Non seulement images et informations s’imposent à nous chaque minute via les notifications, mais en plus le jeu des algorithmes fait que nous ne maîtrisons plus la circulation d’une information. Sur les réseaux, un contenu négatif se propage jusqu’à sept fois plus vite qu’un contenu positif ou nuancé. Une fausse nouvelle a toutes les chances de se diffuser à la vitesse de l’éclair, alors que son démenti ne touchera qu’une poignée de personne. Les algorithmes ne hiérarchisent pas l’information en fonction de sa valeur intrinsèque, son caractère véridique, mais surtout sur la base de son potentiel viral et sur sa forme (photo, vidéo).

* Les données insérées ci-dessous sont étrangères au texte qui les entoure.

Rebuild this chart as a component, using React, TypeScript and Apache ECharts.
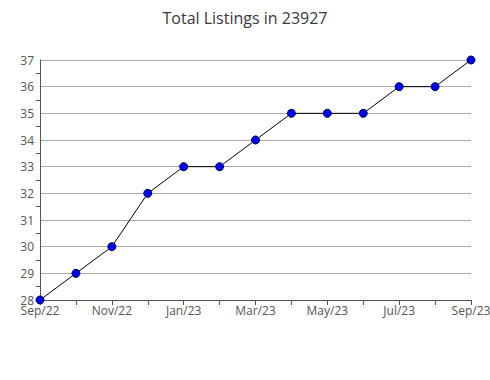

La crédibilité des journalistes écornée
Les changements de mode de consommation de l’information et le poids des réseaux sociaux ne sont pas les seules explications à notre choix de ne pas faire une « farce » de printemps à nos chers lecteurs. Il en va aussi de notre crédibilité journalistique.
Les fake news, comprenez les fausses informations, fabriquées pour manipuler l’opinion, ont pignon sur rue sur Internet. Elles sont même devenues un outil de déstabilisation politique. Si la population a toujours exprimé une certaine défiance vis-à-vis de la presse, cette dernière s’est considérablement accentuée ces dernières années. Le doute est généralisé, et il n’est pas rare, lors de nos interventions d’éducation aux médias, de faire face à des jeunes qui ne croient plus en rien sur les réseaux, sans pour autant avoir les outils pour débusquer les discours manipulateurs.
Aussi nous paraissait-il risquer d’alimenter la machine en créant un poisson d’avril dans ce contexte de défiance généralisée. Car même avec un démenti, il n’est pas impossible qu’un « article-pour-rire » se retrouve sur certains réseaux avec des commentaires ambigus sur le caractère mensonger des médias.
Mais alors, est-ce la fin des blagues de printemps dans les médias ?
Nous ne sommes pas les seuls à MIP à avoir tranché pour ne pas faire de poisson cette année. Force est de constater qu’il en a été de même pour nombre de nos confrères. Mais alors, est-ce la fin du poisson d’avril médiatique ?
De nombreux sites parodiques, et qui s’assument comme tel, à l’image de Nordpresse ou du Gorafi proposent chaque jour à leurs lecteurs des articles bidonnés, fabriqués exprès pour faire rire. Quand bien même le caractère humoristique s’affiche en grand sur leur page, leurs contenus en ont déjà trompé plus d’un. Ces sites ont pris la relève de cette blague annuelle traditionnelle. Sauf qu’avec eux c’est tous les jours. Comme l’explique très bien Marie-France Chambat-Houillon dans La Revue des Médias de l’INA, l’inégale réception des poissons d’avril médiatiques selon les publics pose la question d’une nécessaire éducation aux médias et aux numériques pour tous et toutes.